Let's call this J3 below.
(Run the cell, it should just work. If it doesn't you'll need to fix the implementation above.)

In [None]:
%%timemem

replicated_hash_join_rdd = replicated_hash_join(products_rdd, brands_rdd, "brand_key", "brand_key").filter(lambda row: row["brand_key"] == 423)
replicated_hash_join_rdd.count()

J1, J2, and J3 should give you exactly the same results.
After all, they're just different implementations of the same query.

Answer the questions below.

**Put your answers below!**

// qcell_7x1290 (keep this id for tracking purposes)

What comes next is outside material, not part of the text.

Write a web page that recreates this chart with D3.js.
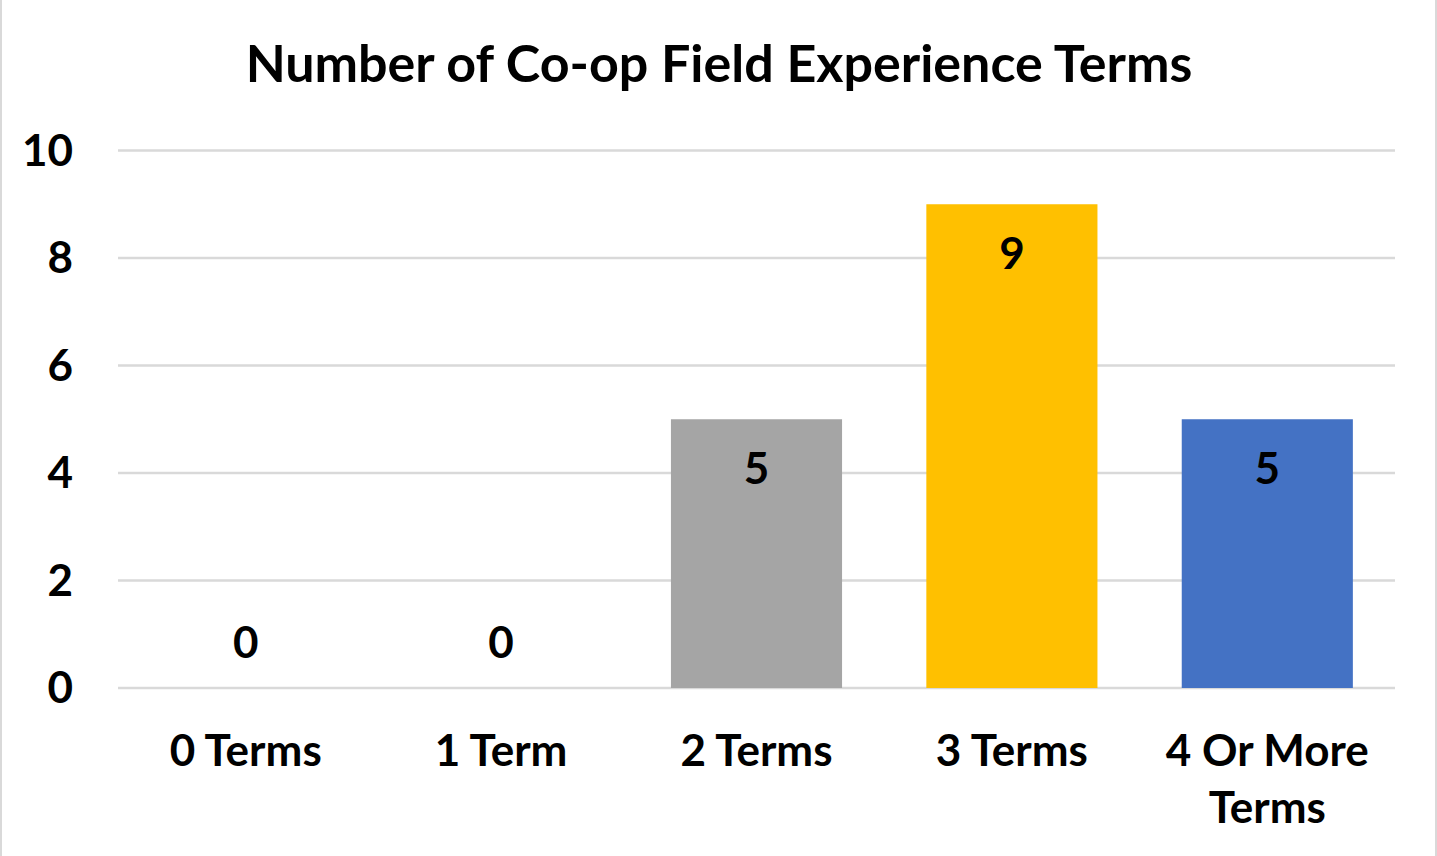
<!DOCTYPE html>
<html>
<head>
<meta charset="utf-8">
<script src="https://cdn.jsdelivr.net/npm/d3@7"></script>
<style>
  html, body { margin: 0; padding: 0; background: #fff; }
  svg { display: block; }
  text { font-family: Lato, "Open Sans", sans-serif; font-weight: 700; fill: #000; }
</style>
</head>
<body>
<svg id="chart" width="1437" height="856"></svg>
<script>
// Chart data
const title = "Number of Co-op Field Experience Terms";
const categories = ["0 Terms", "1 Term", "2 Terms", "3 Terms", "4 Or More|Terms"];
const values = [0, 0, 5, 9, 5];
const barColors = ["#a5a5a5", "#a5a5a5", "#a5a5a5", "#ffc000", "#4472c4"];
const yTicks = [0, 2, 4, 6, 8, 10];

const W = 1437, H = 856;
const plot = { left: 118, right: 1395, top: 150.5, bottom: 688 };

const svg = d3.select("#chart");

// Frame edges
svg.append("line").attr("x1", 1).attr("x2", 1).attr("y1", 0).attr("y2", H)
  .attr("stroke", "#d9d9d9").attr("stroke-width", 2);
svg.append("line").attr("x1", W - 1).attr("x2", W - 1).attr("y1", 0).attr("y2", H)
  .attr("stroke", "#d9d9d9").attr("stroke-width", 2);

const x = d3.scaleBand().domain(categories).range([plot.left, plot.right]).paddingInner(0.33).paddingOuter(0.165);
const y = d3.scaleLinear().domain([0, 10]).range([plot.bottom, plot.top]);

// Gridlines
svg.append("g").selectAll("line").data(yTicks).join("line")
  .attr("x1", plot.left).attr("x2", plot.right)
  .attr("y1", d => y(d)).attr("y2", d => y(d))
  .attr("stroke", "#d9d9d9").attr("stroke-width", 2.5);

// Y axis labels
const yAxis = d3.axisLeft(y).tickValues(yTicks).tickSize(0).tickPadding(0);
const yg = svg.append("g").attr("transform", "translate(73,0)").call(yAxis);
yg.select(".domain").remove();
yg.selectAll("text").attr("font-size", 44).attr("dy", "0.34em")
  .style("font-family", "Lato, 'Open Sans', sans-serif").style("font-weight", 700);

// Bars
const data = categories.map((c, i) => ({ c, v: values[i], color: barColors[i] }));
svg.append("g").selectAll("rect").data(data.filter(d => d.v > 0)).join("rect")
  .attr("x", d => x(d.c)).attr("width", x.bandwidth())
  .attr("y", d => y(d.v)).attr("height", d => y(0) - y(d.v))
  .attr("fill", d => d.color);

// Value labels
svg.append("g").selectAll("text").data(data).join("text")
  .attr("x", d => x(d.c) + x.bandwidth() / 2)
  .attr("y", d => d.v > 0 ? y(d.v) + 65 : y(0) - 30)
  .attr("text-anchor", "middle").attr("font-size", 44)
  .text(d => d.v);

// Category labels (| marks a line break)
const cg = svg.append("g").selectAll("text").data(data).join("text")
  .attr("x", d => x(d.c) + x.bandwidth() / 2)
  .attr("y", 766)
  .attr("text-anchor", "middle").attr("font-size", 44);
cg.selectAll("tspan").data(d => d.c.split("|").map(s => ({ s, cx: x(d.c) + x.bandwidth() / 2 })))
  .join("tspan")
  .attr("x", t => t.cx)
  .attr("dy", (t, i) => i === 0 ? 0 : 57)
  .text(t => t.s);

// Title
svg.append("text").attr("x", 719).attr("y", 81.5).attr("text-anchor", "middle")
  .attr("font-size", 52).text(title);
</script>
</body>
</html>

**What are the running times of J1, J2, and J3**?
(You might want to run the cells a few times and take the average.)

- **Running time of J1:** <font color="red">X.X</font> seconds
- **Running time of J2:** <font color="red">X.X</font> seconds
- **Running time of J3:** <font color="red">X.X</font> seconds

**Explain:**

+ If the running times are what you expect, explain why X > Y > Z.
+ If the running times are _not_ what you expect, explain what they _should_ be, and then explain why X > Y > Z.
+ Specifically compare J2 and J3.

**Your answer?**

# 8. Submission

Details about the Submission of this assignment are outlined in the helper.

In [None]:
%%timemem
spark.stop()

## Performance notes
- Set and justify `spark.sql.shuffle.partitions` for local vs. cluster runs.
- Prefer DataFrame built-ins over Python UDFs; push logic to Catalyst when possible.
- Use **AQE** (adaptive query execution) to mitigate skew; consider salting for extreme keys.
- Cache only when reuse exists; unpersist when no longer needed.
- Use **broadcast join** only when the small side fits in memory; verify with `explain`.
- Capture `df.explain(mode='formatted')` for at least one analysis query and one join.
- A3 note: Python RDDs cross the Python/JVM boundary; slower runtimes are expected for the RDD parts.

## Self-check (toy data)

In [None]:
if spark is not None:
    a = spark.sparkContext.parallelize([1,2,3,4])
    # write some code here to exercise your rdd_mean functions
    left = spark.sparkContext.parallelize([(1,'A'), (2,'B'), (3,'C')])
    right = spark.sparkContext.parallelize([(1,10), (2,20)])
    # write some code here to exercise your join functions
    pass


## Reproducibility checklist
- Record Python, Java, and Spark versions.
- Fix timezone to UTC and log run timestamp.
- Pin random seeds where randomness is used.
- Save configs: `spark.sql.shuffle.partitions`, AQE flags, broadcast thresholds if changed.
- Provide exact run commands and input/output paths.
- Export a minimal environment file (`environment.yml` or `requirements.txt`).
- Keep data paths relative to project root; avoid user-specific absolute paths.
- Include small sample outputs for verification.